DATASET EXTRACT >>
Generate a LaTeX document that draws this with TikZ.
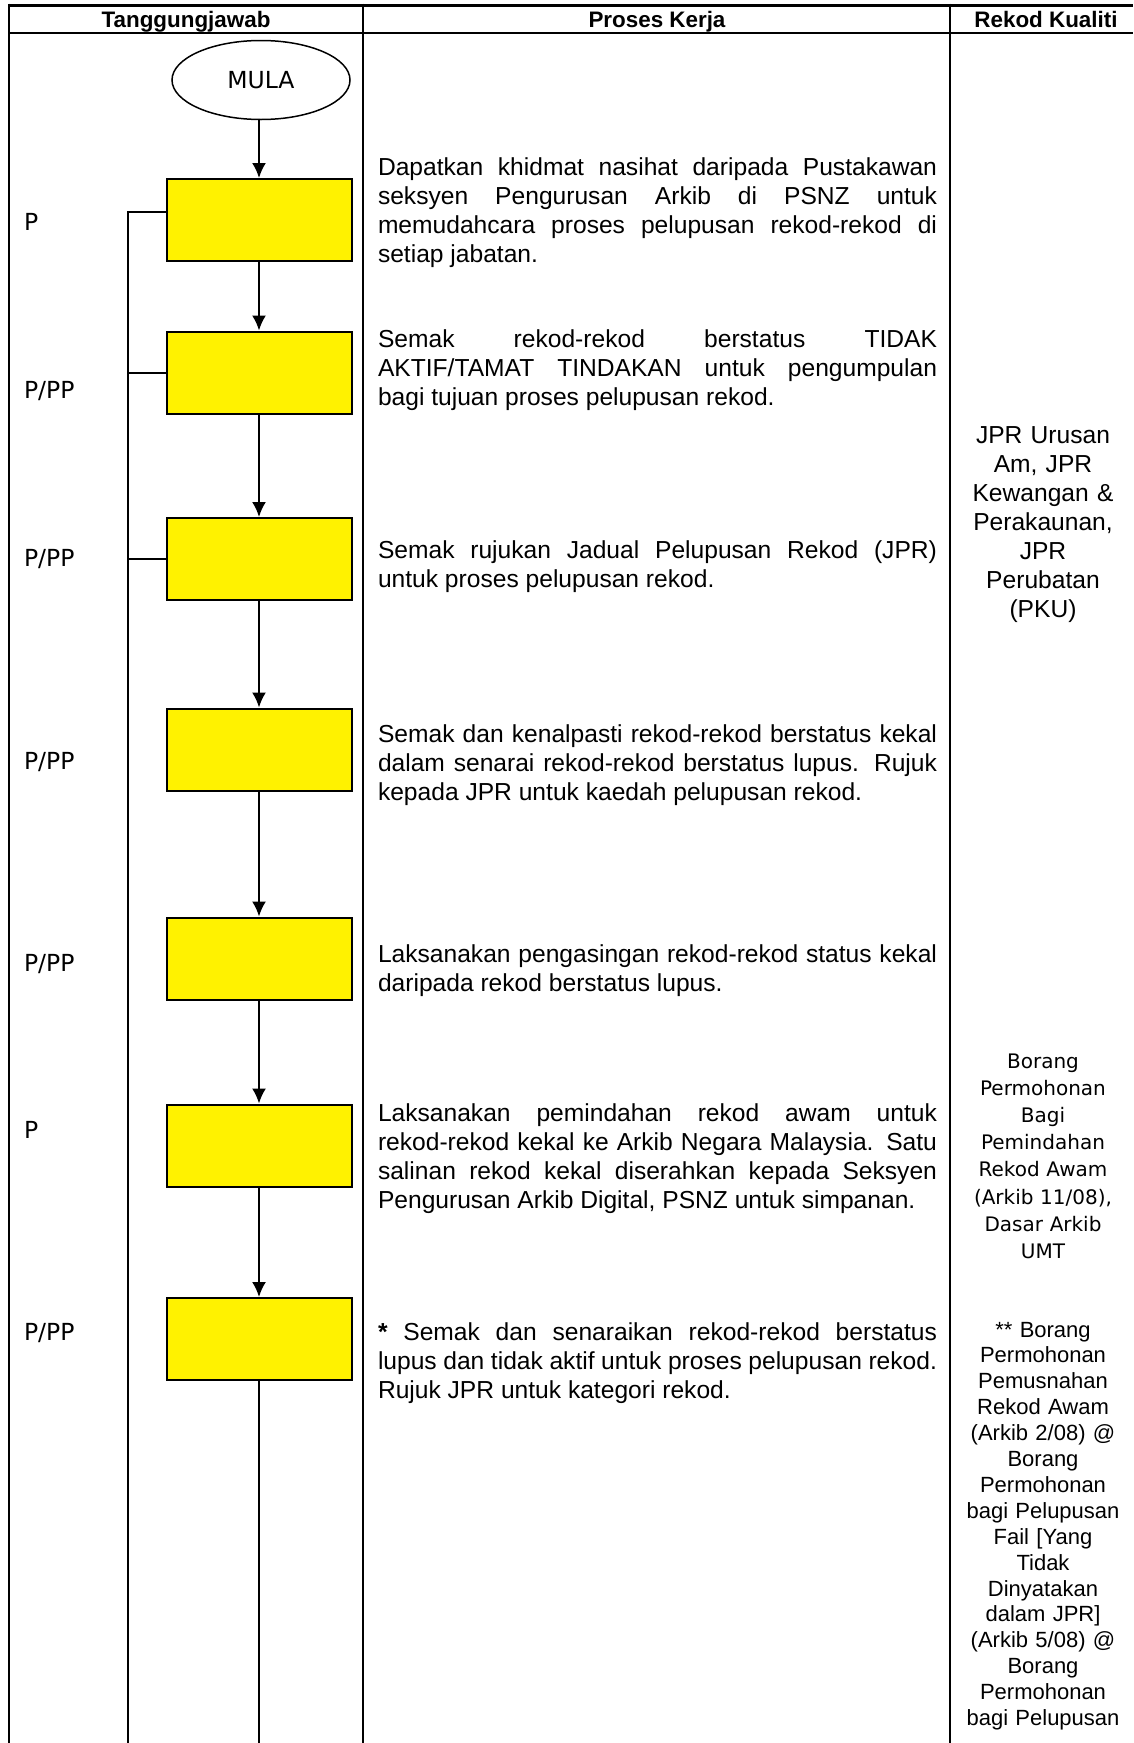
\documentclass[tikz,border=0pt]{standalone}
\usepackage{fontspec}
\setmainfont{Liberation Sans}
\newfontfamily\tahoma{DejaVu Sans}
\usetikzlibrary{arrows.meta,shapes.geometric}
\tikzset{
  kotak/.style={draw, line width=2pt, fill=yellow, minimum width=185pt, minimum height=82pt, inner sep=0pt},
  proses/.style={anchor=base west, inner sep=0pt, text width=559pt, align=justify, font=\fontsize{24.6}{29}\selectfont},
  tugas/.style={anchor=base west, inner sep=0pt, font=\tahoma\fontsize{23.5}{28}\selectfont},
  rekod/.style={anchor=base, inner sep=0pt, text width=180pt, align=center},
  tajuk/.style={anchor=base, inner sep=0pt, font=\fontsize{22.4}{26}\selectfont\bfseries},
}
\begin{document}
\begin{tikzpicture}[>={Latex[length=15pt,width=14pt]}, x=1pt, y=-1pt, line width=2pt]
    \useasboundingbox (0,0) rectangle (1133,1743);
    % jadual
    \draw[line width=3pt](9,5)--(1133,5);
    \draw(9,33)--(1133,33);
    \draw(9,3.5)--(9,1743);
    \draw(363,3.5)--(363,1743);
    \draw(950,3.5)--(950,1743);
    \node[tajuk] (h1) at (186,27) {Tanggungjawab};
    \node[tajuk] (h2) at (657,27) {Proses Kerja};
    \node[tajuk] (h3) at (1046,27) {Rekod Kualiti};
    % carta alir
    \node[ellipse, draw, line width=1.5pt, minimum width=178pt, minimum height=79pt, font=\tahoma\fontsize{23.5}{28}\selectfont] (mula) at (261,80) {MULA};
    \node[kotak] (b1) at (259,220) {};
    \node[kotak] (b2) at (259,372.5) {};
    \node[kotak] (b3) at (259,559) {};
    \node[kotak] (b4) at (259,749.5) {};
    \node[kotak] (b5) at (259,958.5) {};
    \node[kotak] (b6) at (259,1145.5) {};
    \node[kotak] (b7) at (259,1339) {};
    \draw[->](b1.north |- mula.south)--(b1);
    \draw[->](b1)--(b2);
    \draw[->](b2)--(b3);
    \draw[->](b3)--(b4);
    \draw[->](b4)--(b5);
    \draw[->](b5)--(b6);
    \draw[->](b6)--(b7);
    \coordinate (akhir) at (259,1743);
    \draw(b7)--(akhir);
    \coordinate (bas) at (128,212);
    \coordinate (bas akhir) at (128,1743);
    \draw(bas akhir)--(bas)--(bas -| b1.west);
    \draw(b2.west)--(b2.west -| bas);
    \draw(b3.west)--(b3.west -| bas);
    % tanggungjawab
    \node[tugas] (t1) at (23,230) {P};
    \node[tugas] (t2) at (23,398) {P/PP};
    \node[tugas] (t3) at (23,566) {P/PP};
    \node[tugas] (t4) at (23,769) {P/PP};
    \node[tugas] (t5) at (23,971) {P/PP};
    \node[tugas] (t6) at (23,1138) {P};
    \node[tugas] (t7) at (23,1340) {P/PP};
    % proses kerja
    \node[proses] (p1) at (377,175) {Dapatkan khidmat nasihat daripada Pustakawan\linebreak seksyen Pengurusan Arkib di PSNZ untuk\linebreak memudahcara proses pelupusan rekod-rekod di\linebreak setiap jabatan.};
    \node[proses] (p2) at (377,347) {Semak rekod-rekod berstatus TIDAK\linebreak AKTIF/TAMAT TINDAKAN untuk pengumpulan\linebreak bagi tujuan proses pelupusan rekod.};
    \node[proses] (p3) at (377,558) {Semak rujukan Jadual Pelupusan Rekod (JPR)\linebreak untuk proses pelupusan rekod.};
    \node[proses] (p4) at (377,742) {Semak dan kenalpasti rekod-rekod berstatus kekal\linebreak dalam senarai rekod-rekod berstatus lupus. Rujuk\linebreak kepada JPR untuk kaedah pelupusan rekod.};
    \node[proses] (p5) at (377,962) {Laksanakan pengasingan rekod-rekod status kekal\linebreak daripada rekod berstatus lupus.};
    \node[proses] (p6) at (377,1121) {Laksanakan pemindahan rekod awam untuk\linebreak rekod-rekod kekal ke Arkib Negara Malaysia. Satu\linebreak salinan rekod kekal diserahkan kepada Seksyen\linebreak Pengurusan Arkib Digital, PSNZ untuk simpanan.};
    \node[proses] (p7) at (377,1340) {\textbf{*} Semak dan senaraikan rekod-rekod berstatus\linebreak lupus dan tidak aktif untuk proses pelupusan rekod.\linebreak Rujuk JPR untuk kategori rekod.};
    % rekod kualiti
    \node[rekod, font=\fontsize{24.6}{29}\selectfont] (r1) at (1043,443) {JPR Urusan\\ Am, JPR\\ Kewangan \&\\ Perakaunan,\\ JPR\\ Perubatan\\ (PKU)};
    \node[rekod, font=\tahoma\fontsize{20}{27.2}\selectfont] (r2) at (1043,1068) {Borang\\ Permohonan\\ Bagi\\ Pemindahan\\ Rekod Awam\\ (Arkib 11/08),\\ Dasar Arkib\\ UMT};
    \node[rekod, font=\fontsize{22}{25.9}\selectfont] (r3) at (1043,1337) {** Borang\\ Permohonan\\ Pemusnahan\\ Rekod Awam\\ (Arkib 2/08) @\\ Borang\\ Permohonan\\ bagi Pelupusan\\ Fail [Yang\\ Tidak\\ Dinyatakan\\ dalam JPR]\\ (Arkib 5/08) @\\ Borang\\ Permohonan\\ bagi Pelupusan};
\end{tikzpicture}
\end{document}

TASK TO COMPLETE >>
Reproduce the full material exactly, excluding the pictures.

RESPONSE TO THE TASK >>
Generate a LaTeX document that draws this with TikZ.
\documentclass[tikz,border=0pt]{standalone}
\usepackage{fontspec}
\setmainfont{Liberation Sans}
\newfontfamily\tahoma{DejaVu Sans}
\usetikzlibrary{arrows.meta,shapes.geometric}
\tikzset{
  kotak/.style={draw, line width=2pt, fill=yellow, minimum width=185pt, minimum height=82pt, inner sep=0pt},
  proses/.style={anchor=base west, inner sep=0pt, text width=559pt, align=justify, font=\fontsize{24.6}{29}\selectfont},
  tugas/.style={anchor=base west, inner sep=0pt, font=\tahoma\fontsize{23.5}{28}\selectfont},
  rekod/.style={anchor=base, inner sep=0pt, text width=180pt, align=center},
  tajuk/.style={anchor=base, inner sep=0pt, font=\fontsize{22.4}{26}\selectfont\bfseries},
}
\begin{document}
\begin{tikzpicture}[>={Latex[length=15pt,width=14pt]}, x=1pt, y=-1pt, line width=2pt]
    \useasboundingbox (0,0) rectangle (1133,1743);
    % jadual
    \draw[line width=3pt](9,5)--(1133,5);
    \draw(9,33)--(1133,33);
    \draw(9,3.5)--(9,1743);
    \draw(363,3.5)--(363,1743);
    \draw(950,3.5)--(950,1743);
    \node[tajuk] (h1) at (186,27) {Tanggungjawab};
    \node[tajuk] (h2) at (657,27) {Proses Kerja};
    \node[tajuk] (h3) at (1046,27) {Rekod Kualiti};
    % carta alir
    \node[ellipse, draw, line width=1.5pt, minimum width=178pt, minimum height=79pt, font=\tahoma\fontsize{23.5}{28}\selectfont] (mula) at (261,80) {MULA};
    \node[kotak] (b1) at (259,220) {};
    \node[kotak] (b2) at (259,372.5) {};
    \node[kotak] (b3) at (259,559) {};
    \node[kotak] (b4) at (259,749.5) {};
    \node[kotak] (b5) at (259,958.5) {};
    \node[kotak] (b6) at (259,1145.5) {};
    \node[kotak] (b7) at (259,1339) {};
    \draw[->](b1.north |- mula.south)--(b1);
    \draw[->](b1)--(b2);
    \draw[->](b2)--(b3);
    \draw[->](b3)--(b4);
    \draw[->](b4)--(b5);
    \draw[->](b5)--(b6);
    \draw[->](b6)--(b7);
    \coordinate (akhir) at (259,1743);
    \draw(b7)--(akhir);
    \coordinate (bas) at (128,212);
    \coordinate (bas akhir) at (128,1743);
    \draw(bas akhir)--(bas)--(bas -| b1.west);
    \draw(b2.west)--(b2.west -| bas);
    \draw(b3.west)--(b3.west -| bas);
    % tanggungjawab
    \node[tugas] (t1) at (23,230) {P};
    \node[tugas] (t2) at (23,398) {P/PP};
    \node[tugas] (t3) at (23,566) {P/PP};
    \node[tugas] (t4) at (23,769) {P/PP};
    \node[tugas] (t5) at (23,971) {P/PP};
    \node[tugas] (t6) at (23,1138) {P};
    \node[tugas] (t7) at (23,1340) {P/PP};
    % proses kerja
    \node[proses] (p1) at (377,175) {Dapatkan khidmat nasihat daripada Pustakawan\linebreak seksyen Pengurusan Arkib di PSNZ untuk\linebreak memudahcara proses pelupusan rekod-rekod di\linebreak setiap jabatan.};
    \node[proses] (p2) at (377,347) {Semak rekod-rekod berstatus TIDAK\linebreak AKTIF/TAMAT TINDAKAN untuk pengumpulan\linebreak bagi tujuan proses pelupusan rekod.};
    \node[proses] (p3) at (377,558) {Semak rujukan Jadual Pelupusan Rekod (JPR)\linebreak untuk proses pelupusan rekod.};
    \node[proses] (p4) at (377,742) {Semak dan kenalpasti rekod-rekod berstatus kekal\linebreak dalam senarai rekod-rekod berstatus lupus. Rujuk\linebreak kepada JPR untuk kaedah pelupusan rekod.};
    \node[proses] (p5) at (377,962) {Laksanakan pengasingan rekod-rekod status kekal\linebreak daripada rekod berstatus lupus.};
    \node[proses] (p6) at (377,1121) {Laksanakan pemindahan rekod awam untuk\linebreak rekod-rekod kekal ke Arkib Negara Malaysia. Satu\linebreak salinan rekod kekal diserahkan kepada Seksyen\linebreak Pengurusan Arkib Digital, PSNZ untuk simpanan.};
    \node[proses] (p7) at (377,1340) {\textbf{*} Semak dan senaraikan rekod-rekod berstatus\linebreak lupus dan tidak aktif untuk proses pelupusan rekod.\linebreak Rujuk JPR untuk kategori rekod.};
    % rekod kualiti
    \node[rekod, font=\fontsize{24.6}{29}\selectfont] (r1) at (1043,443) {JPR Urusan\\ Am, JPR\\ Kewangan \&\\ Perakaunan,\\ JPR\\ Perubatan\\ (PKU)};
    \node[rekod, font=\tahoma\fontsize{20}{27.2}\selectfont] (r2) at (1043,1068) {Borang\\ Permohonan\\ Bagi\\ Pemindahan\\ Rekod Awam\\ (Arkib 11/08),\\ Dasar Arkib\\ UMT};
    \node[rekod, font=\fontsize{22}{25.9}\selectfont] (r3) at (1043,1337) {** Borang\\ Permohonan\\ Pemusnahan\\ Rekod Awam\\ (Arkib 2/08) @\\ Borang\\ Permohonan\\ bagi Pelupusan\\ Fail [Yang\\ Tidak\\ Dinyatakan\\ dalam JPR]\\ (Arkib 5/08) @\\ Borang\\ Permohonan\\ bagi Pelupusan};
\end{tikzpicture}
\end{document}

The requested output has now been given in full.